**Task to complete**
Print the entries verbatim, leaving out the images they contain.

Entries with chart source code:
——

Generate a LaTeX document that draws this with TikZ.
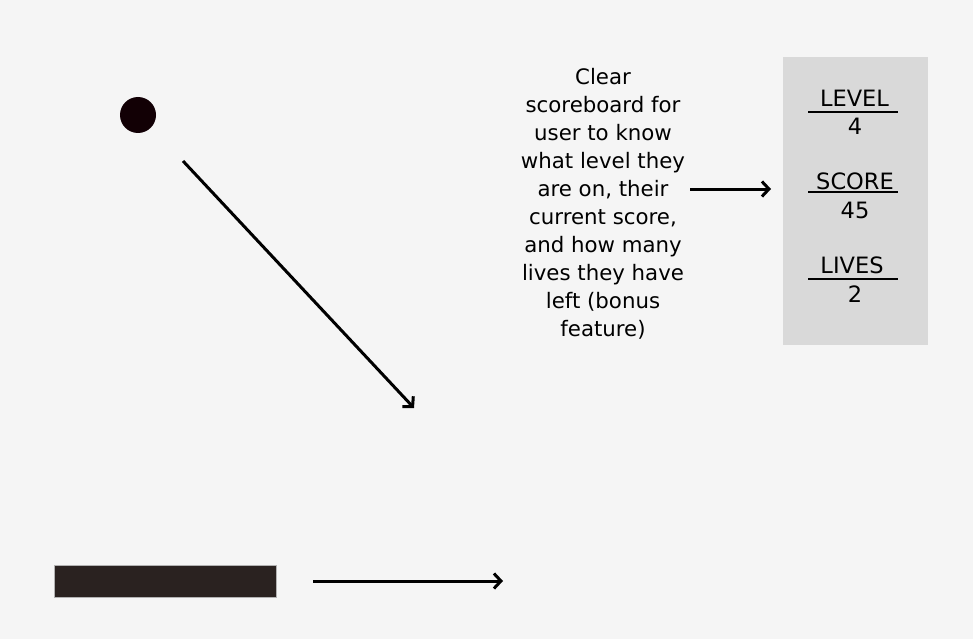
\documentclass[tikz,border=0pt]{standalone}
\usepackage{fontspec}
\setmainfont{DejaVu Sans}
\usetikzlibrary{arrows.meta}
\definecolor{bgcol}{HTML}{F5F5F5}
\definecolor{boardcol}{HTML}{D9D9D9}
\definecolor{ballcol}{HTML}{120005}
\definecolor{paddlecol}{HTML}{2A2220}
\begin{document}
\begin{tikzpicture}[
    x=1pt, y=-1pt,
    arrow/.style={-{Straight Barb[length=7pt,width=15pt]}, line width=3pt},
    notetext/.style={
        align=center,
        font=\fontsize{21.3}{28}\selectfont,
        inner sep=0pt
    },
    boardtext/.style={
        font=\fontsize{22.5}{24}\selectfont,
        inner sep=0pt
    }
]

\fill[bgcol] (0,0) rectangle (973,639);
\useasboundingbox (0,0) rectangle (973,639);

\node[circle, fill=ballcol, minimum size=36pt, inner sep=0pt] (ball) at (138,115) {};
\node[rectangle, fill=paddlecol, draw=gray!60, line width=0.5pt,
      minimum width=222pt, minimum height=32pt, inner sep=0pt] (paddle) at (165,581) {};
\node[rectangle, fill=boardcol, minimum width=145pt, minimum height=288pt,
      inner sep=0pt] (board) at (855.5,201) {};

\node[notetext] (note) at (603,204) {Clear\\
scoreboard for\\
user to know\\
what level they\\
are on, their\\
current score,\\
and how many\\
lives they have\\
left (bonus\\
feature)};

\foreach \lbl/\val/\x/\y/\ly/\vy in {LEVEL/4/854.5/98.5/112/126.5,
                                    SCORE/45/855/181.5/192/210,
                                    LIVES/2/852/265/279/294}{
    \node[boardtext] (\lbl) at (\x,\y) {\lbl};
    \node[boardtext] (\lbl-val) at (855,\vy) {\val};
    \draw[line width=1.6pt] (808,\ly) -- (898,\ly);
}

\coordinate (ballgo) at (183,161);
\coordinate (ballend) at (414,408);
\coordinate (padgo) at (313,581);
\coordinate (padend) at (503,581);
\coordinate (notego) at (690,189);
\coordinate (noteend) at (771,189);

\draw[arrow] (ballgo) -- (ballend);
\draw[arrow] (padgo) -- (padend);
\draw[arrow] (notego) -- (noteend);

\end{tikzpicture}
\end{document}
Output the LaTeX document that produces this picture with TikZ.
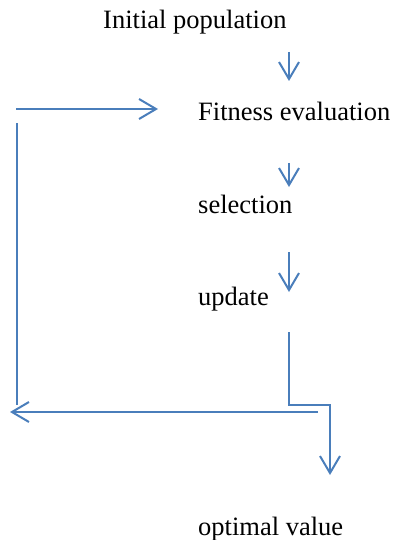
\documentclass[tikz,border=0pt]{standalone}
\usepackage{fontspec}
\setmainfont{Liberation Serif}
\usetikzlibrary{arrows.meta}
\definecolor{flowblue}{RGB}{74,126,187}

\begin{document}
\begin{tikzpicture}[x=1pt,y=-1pt,
    flow/.style={draw=flowblue,line width=2pt},
    arr/.style={flow,-{Straight Barb[length=17pt,width=20pt]}},
    lbl/.style={anchor=base west,inner sep=0pt,font=\fontsize{26.5}{30}\selectfont}]
    \useasboundingbox (0,0) rectangle (392,540);

    \node[lbl] (init) at (103,29) {Initial population};
    \node[lbl] (fit) at (198,121) {Fitness evaluation};
    \node[lbl] (sel) at (198,213) {selection};
    \node[lbl] (upd) at (198,305) {update};
    \node[lbl] (opt) at (198,535) {optimal value};

    \coordinate (a1s) at (289,52);  \coordinate (a1e) at (289,81);
    \coordinate (a2s) at (289,163); \coordinate (a2e) at (289,187);
    \coordinate (a3s) at (289,252); \coordinate (a3e) at (289,292);
    \coordinate (outs) at (289,332); \coordinate (outc) at (330,405);
    \coordinate (oute) at (330,475);
    \coordinate (backs) at (318,412); \coordinate (backe) at (10,412);
    \coordinate (ups) at (17,405); \coordinate (upe) at (17,123);
    \coordinate (tops) at (16,109); \coordinate (tope) at (158,109);

    \foreach \s/\e in {a1s/a1e,a2s/a2e,a3s/a3e,backs/backe,tops/tope}
      \draw[arr] (\s) -- (\e);
    \draw[arr] (outs) |- (outc) -- (oute);
    \draw[flow] (ups) -- (upe);
\end{tikzpicture}
\end{document}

——

**Answer for the task**
Generate a LaTeX document that draws this with TikZ.
\documentclass[tikz,border=0pt]{standalone}
\usepackage{fontspec}
\setmainfont{DejaVu Sans}
\usetikzlibrary{arrows.meta}
\definecolor{bgcol}{HTML}{F5F5F5}
\definecolor{boardcol}{HTML}{D9D9D9}
\definecolor{ballcol}{HTML}{120005}
\definecolor{paddlecol}{HTML}{2A2220}
\begin{document}
\begin{tikzpicture}[
    x=1pt, y=-1pt,
    arrow/.style={-{Straight Barb[length=7pt,width=15pt]}, line width=3pt},
    notetext/.style={
        align=center,
        font=\fontsize{21.3}{28}\selectfont,
        inner sep=0pt
    },
    boardtext/.style={
        font=\fontsize{22.5}{24}\selectfont,
        inner sep=0pt
    }
]

\fill[bgcol] (0,0) rectangle (973,639);
\useasboundingbox (0,0) rectangle (973,639);

\node[circle, fill=ballcol, minimum size=36pt, inner sep=0pt] (ball) at (138,115) {};
\node[rectangle, fill=paddlecol, draw=gray!60, line width=0.5pt,
      minimum width=222pt, minimum height=32pt, inner sep=0pt] (paddle) at (165,581) {};
\node[rectangle, fill=boardcol, minimum width=145pt, minimum height=288pt,
      inner sep=0pt] (board) at (855.5,201) {};

\node[notetext] (note) at (603,204) {Clear\\
scoreboard for\\
user to know\\
what level they\\
are on, their\\
current score,\\
and how many\\
lives they have\\
left (bonus\\
feature)};

\foreach \lbl/\val/\x/\y/\ly/\vy in {LEVEL/4/854.5/98.5/112/126.5,
                                    SCORE/45/855/181.5/192/210,
                                    LIVES/2/852/265/279/294}{
    \node[boardtext] (\lbl) at (\x,\y) {\lbl};
    \node[boardtext] (\lbl-val) at (855,\vy) {\val};
    \draw[line width=1.6pt] (808,\ly) -- (898,\ly);
}

\coordinate (ballgo) at (183,161);
\coordinate (ballend) at (414,408);
\coordinate (padgo) at (313,581);
\coordinate (padend) at (503,581);
\coordinate (notego) at (690,189);
\coordinate (noteend) at (771,189);

\draw[arrow] (ballgo) -- (ballend);
\draw[arrow] (padgo) -- (padend);
\draw[arrow] (notego) -- (noteend);

\end{tikzpicture}
\end{document}
Output the LaTeX document that produces this picture with TikZ.
\documentclass[tikz,border=0pt]{standalone}
\usepackage{fontspec}
\setmainfont{Liberation Serif}
\usetikzlibrary{arrows.meta}
\definecolor{flowblue}{RGB}{74,126,187}

\begin{document}
\begin{tikzpicture}[x=1pt,y=-1pt,
    flow/.style={draw=flowblue,line width=2pt},
    arr/.style={flow,-{Straight Barb[length=17pt,width=20pt]}},
    lbl/.style={anchor=base west,inner sep=0pt,font=\fontsize{26.5}{30}\selectfont}]
    \useasboundingbox (0,0) rectangle (392,540);

    \node[lbl] (init) at (103,29) {Initial population};
    \node[lbl] (fit) at (198,121) {Fitness evaluation};
    \node[lbl] (sel) at (198,213) {selection};
    \node[lbl] (upd) at (198,305) {update};
    \node[lbl] (opt) at (198,535) {optimal value};

    \coordinate (a1s) at (289,52);  \coordinate (a1e) at (289,81);
    \coordinate (a2s) at (289,163); \coordinate (a2e) at (289,187);
    \coordinate (a3s) at (289,252); \coordinate (a3e) at (289,292);
    \coordinate (outs) at (289,332); \coordinate (outc) at (330,405);
    \coordinate (oute) at (330,475);
    \coordinate (backs) at (318,412); \coordinate (backe) at (10,412);
    \coordinate (ups) at (17,405); \coordinate (upe) at (17,123);
    \coordinate (tops) at (16,109); \coordinate (tope) at (158,109);

    \foreach \s/\e in {a1s/a1e,a2s/a2e,a3s/a3e,backs/backe,tops/tope}
      \draw[arr] (\s) -- (\e);
    \draw[arr] (outs) |- (outc) -- (oute);
    \draw[flow] (ups) -- (upe);
\end{tikzpicture}
\end{document}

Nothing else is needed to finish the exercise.